**Directive**: Repeat the material verbatim and drop the pictures.

----------

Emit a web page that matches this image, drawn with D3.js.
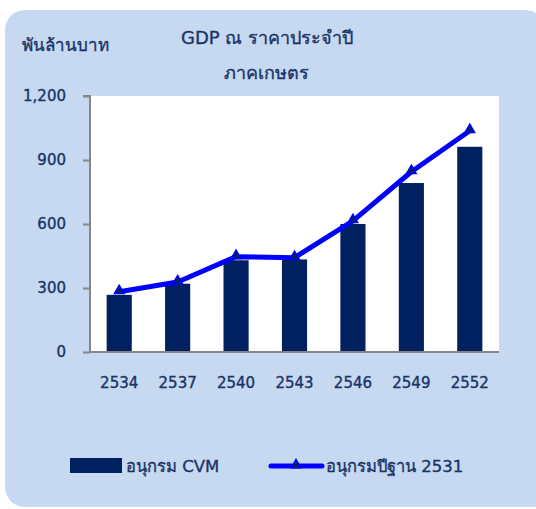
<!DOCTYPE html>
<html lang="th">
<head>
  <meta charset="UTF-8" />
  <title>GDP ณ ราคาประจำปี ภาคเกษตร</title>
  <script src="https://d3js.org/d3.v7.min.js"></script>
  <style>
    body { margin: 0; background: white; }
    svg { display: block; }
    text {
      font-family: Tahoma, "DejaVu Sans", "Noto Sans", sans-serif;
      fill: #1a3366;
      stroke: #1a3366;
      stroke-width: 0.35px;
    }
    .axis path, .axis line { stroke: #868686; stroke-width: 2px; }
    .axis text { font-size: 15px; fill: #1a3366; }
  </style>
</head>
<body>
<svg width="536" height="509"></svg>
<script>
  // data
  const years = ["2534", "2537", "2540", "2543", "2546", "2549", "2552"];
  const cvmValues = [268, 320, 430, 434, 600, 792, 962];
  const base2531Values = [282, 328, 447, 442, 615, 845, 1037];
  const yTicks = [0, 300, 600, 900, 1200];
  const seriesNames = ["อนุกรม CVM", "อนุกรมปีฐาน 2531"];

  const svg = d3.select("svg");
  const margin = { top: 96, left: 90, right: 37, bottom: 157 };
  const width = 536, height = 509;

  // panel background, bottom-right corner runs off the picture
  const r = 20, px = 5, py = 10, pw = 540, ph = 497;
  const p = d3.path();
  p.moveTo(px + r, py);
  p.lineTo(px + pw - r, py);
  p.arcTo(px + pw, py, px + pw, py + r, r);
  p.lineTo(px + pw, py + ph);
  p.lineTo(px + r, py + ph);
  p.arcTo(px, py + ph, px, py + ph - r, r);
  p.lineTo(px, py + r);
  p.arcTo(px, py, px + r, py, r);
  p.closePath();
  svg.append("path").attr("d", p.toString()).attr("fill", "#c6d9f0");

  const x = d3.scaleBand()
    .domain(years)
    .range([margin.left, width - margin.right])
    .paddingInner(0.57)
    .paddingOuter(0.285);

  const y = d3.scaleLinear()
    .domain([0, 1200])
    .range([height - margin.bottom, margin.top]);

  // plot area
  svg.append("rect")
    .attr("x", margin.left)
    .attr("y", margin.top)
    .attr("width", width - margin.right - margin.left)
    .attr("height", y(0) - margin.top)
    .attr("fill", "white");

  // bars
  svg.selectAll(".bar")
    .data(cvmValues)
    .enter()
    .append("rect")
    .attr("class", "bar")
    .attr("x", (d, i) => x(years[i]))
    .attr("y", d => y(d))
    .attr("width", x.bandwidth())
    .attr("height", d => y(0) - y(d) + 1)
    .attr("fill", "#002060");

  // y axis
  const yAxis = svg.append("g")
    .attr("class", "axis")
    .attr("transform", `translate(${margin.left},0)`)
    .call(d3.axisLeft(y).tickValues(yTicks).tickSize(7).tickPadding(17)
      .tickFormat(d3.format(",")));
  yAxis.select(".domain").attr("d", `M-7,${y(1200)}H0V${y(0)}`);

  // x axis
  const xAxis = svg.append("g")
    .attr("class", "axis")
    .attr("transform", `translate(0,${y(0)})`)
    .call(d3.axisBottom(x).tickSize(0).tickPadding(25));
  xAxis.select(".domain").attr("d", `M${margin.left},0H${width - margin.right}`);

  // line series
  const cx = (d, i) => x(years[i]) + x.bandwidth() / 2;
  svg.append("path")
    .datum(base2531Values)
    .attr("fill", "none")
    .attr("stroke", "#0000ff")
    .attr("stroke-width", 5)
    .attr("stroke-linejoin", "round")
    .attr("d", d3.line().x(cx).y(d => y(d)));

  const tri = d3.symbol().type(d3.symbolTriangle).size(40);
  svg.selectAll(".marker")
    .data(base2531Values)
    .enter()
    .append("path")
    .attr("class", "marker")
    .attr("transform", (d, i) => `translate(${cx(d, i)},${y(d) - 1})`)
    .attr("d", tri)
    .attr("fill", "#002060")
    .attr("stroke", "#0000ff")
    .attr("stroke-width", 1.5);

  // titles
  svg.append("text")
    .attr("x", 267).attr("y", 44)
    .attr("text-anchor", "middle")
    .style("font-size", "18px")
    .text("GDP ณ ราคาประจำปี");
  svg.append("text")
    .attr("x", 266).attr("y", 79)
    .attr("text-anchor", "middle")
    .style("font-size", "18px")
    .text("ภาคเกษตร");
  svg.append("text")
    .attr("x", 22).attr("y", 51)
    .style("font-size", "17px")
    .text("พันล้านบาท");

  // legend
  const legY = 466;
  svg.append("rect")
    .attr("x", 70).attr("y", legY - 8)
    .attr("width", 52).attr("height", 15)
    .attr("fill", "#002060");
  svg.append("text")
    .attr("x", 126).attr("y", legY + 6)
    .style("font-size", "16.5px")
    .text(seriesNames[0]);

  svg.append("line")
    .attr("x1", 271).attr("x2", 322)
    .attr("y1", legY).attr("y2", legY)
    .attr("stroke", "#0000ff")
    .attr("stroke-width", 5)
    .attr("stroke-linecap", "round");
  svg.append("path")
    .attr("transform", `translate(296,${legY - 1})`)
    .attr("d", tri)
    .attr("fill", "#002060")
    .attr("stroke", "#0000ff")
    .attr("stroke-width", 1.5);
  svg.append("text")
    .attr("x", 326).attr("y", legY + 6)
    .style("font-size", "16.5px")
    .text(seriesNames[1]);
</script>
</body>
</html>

----------

**Task result**:
Emit a web page that matches this image, drawn with D3.js.
<!DOCTYPE html>
<html lang="th">
<head>
  <meta charset="UTF-8" />
  <title>GDP ณ ราคาประจำปี ภาคเกษตร</title>
  <script src="https://d3js.org/d3.v7.min.js"></script>
  <style>
    body { margin: 0; background: white; }
    svg { display: block; }
    text {
      font-family: Tahoma, "DejaVu Sans", "Noto Sans", sans-serif;
      fill: #1a3366;
      stroke: #1a3366;
      stroke-width: 0.35px;
    }
    .axis path, .axis line { stroke: #868686; stroke-width: 2px; }
    .axis text { font-size: 15px; fill: #1a3366; }
  </style>
</head>
<body>
<svg width="536" height="509"></svg>
<script>
  // data
  const years = ["2534", "2537", "2540", "2543", "2546", "2549", "2552"];
  const cvmValues = [268, 320, 430, 434, 600, 792, 962];
  const base2531Values = [282, 328, 447, 442, 615, 845, 1037];
  const yTicks = [0, 300, 600, 900, 1200];
  const seriesNames = ["อนุกรม CVM", "อนุกรมปีฐาน 2531"];

  const svg = d3.select("svg");
  const margin = { top: 96, left: 90, right: 37, bottom: 157 };
  const width = 536, height = 509;

  // panel background, bottom-right corner runs off the picture
  const r = 20, px = 5, py = 10, pw = 540, ph = 497;
  const p = d3.path();
  p.moveTo(px + r, py);
  p.lineTo(px + pw - r, py);
  p.arcTo(px + pw, py, px + pw, py + r, r);
  p.lineTo(px + pw, py + ph);
  p.lineTo(px + r, py + ph);
  p.arcTo(px, py + ph, px, py + ph - r, r);
  p.lineTo(px, py + r);
  p.arcTo(px, py, px + r, py, r);
  p.closePath();
  svg.append("path").attr("d", p.toString()).attr("fill", "#c6d9f0");

  const x = d3.scaleBand()
    .domain(years)
    .range([margin.left, width - margin.right])
    .paddingInner(0.57)
    .paddingOuter(0.285);

  const y = d3.scaleLinear()
    .domain([0, 1200])
    .range([height - margin.bottom, margin.top]);

  // plot area
  svg.append("rect")
    .attr("x", margin.left)
    .attr("y", margin.top)
    .attr("width", width - margin.right - margin.left)
    .attr("height", y(0) - margin.top)
    .attr("fill", "white");

  // bars
  svg.selectAll(".bar")
    .data(cvmValues)
    .enter()
    .append("rect")
    .attr("class", "bar")
    .attr("x", (d, i) => x(years[i]))
    .attr("y", d => y(d))
    .attr("width", x.bandwidth())
    .attr("height", d => y(0) - y(d) + 1)
    .attr("fill", "#002060");

  // y axis
  const yAxis = svg.append("g")
    .attr("class", "axis")
    .attr("transform", `translate(${margin.left},0)`)
    .call(d3.axisLeft(y).tickValues(yTicks).tickSize(7).tickPadding(17)
      .tickFormat(d3.format(",")));
  yAxis.select(".domain").attr("d", `M-7,${y(1200)}H0V${y(0)}`);

  // x axis
  const xAxis = svg.append("g")
    .attr("class", "axis")
    .attr("transform", `translate(0,${y(0)})`)
    .call(d3.axisBottom(x).tickSize(0).tickPadding(25));
  xAxis.select(".domain").attr("d", `M${margin.left},0H${width - margin.right}`);

  // line series
  const cx = (d, i) => x(years[i]) + x.bandwidth() / 2;
  svg.append("path")
    .datum(base2531Values)
    .attr("fill", "none")
    .attr("stroke", "#0000ff")
    .attr("stroke-width", 5)
    .attr("stroke-linejoin", "round")
    .attr("d", d3.line().x(cx).y(d => y(d)));

  const tri = d3.symbol().type(d3.symbolTriangle).size(40);
  svg.selectAll(".marker")
    .data(base2531Values)
    .enter()
    .append("path")
    .attr("class", "marker")
    .attr("transform", (d, i) => `translate(${cx(d, i)},${y(d) - 1})`)
    .attr("d", tri)
    .attr("fill", "#002060")
    .attr("stroke", "#0000ff")
    .attr("stroke-width", 1.5);

  // titles
  svg.append("text")
    .attr("x", 267).attr("y", 44)
    .attr("text-anchor", "middle")
    .style("font-size", "18px")
    .text("GDP ณ ราคาประจำปี");
  svg.append("text")
    .attr("x", 266).attr("y", 79)
    .attr("text-anchor", "middle")
    .style("font-size", "18px")
    .text("ภาคเกษตร");
  svg.append("text")
    .attr("x", 22).attr("y", 51)
    .style("font-size", "17px")
    .text("พันล้านบาท");

  // legend
  const legY = 466;
  svg.append("rect")
    .attr("x", 70).attr("y", legY - 8)
    .attr("width", 52).attr("height", 15)
    .attr("fill", "#002060");
  svg.append("text")
    .attr("x", 126).attr("y", legY + 6)
    .style("font-size", "16.5px")
    .text(seriesNames[0]);

  svg.append("line")
    .attr("x1", 271).attr("x2", 322)
    .attr("y1", legY).attr("y2", legY)
    .attr("stroke", "#0000ff")
    .attr("stroke-width", 5)
    .attr("stroke-linecap", "round");
  svg.append("path")
    .attr("transform", `translate(296,${legY - 1})`)
    .attr("d", tri)
    .attr("fill", "#002060")
    .attr("stroke", "#0000ff")
    .attr("stroke-width", 1.5);
  svg.append("text")
    .attr("x", 326).attr("y", legY + 6)
    .style("font-size", "16.5px")
    .text(seriesNames[1]);
</script>
</body>
</html>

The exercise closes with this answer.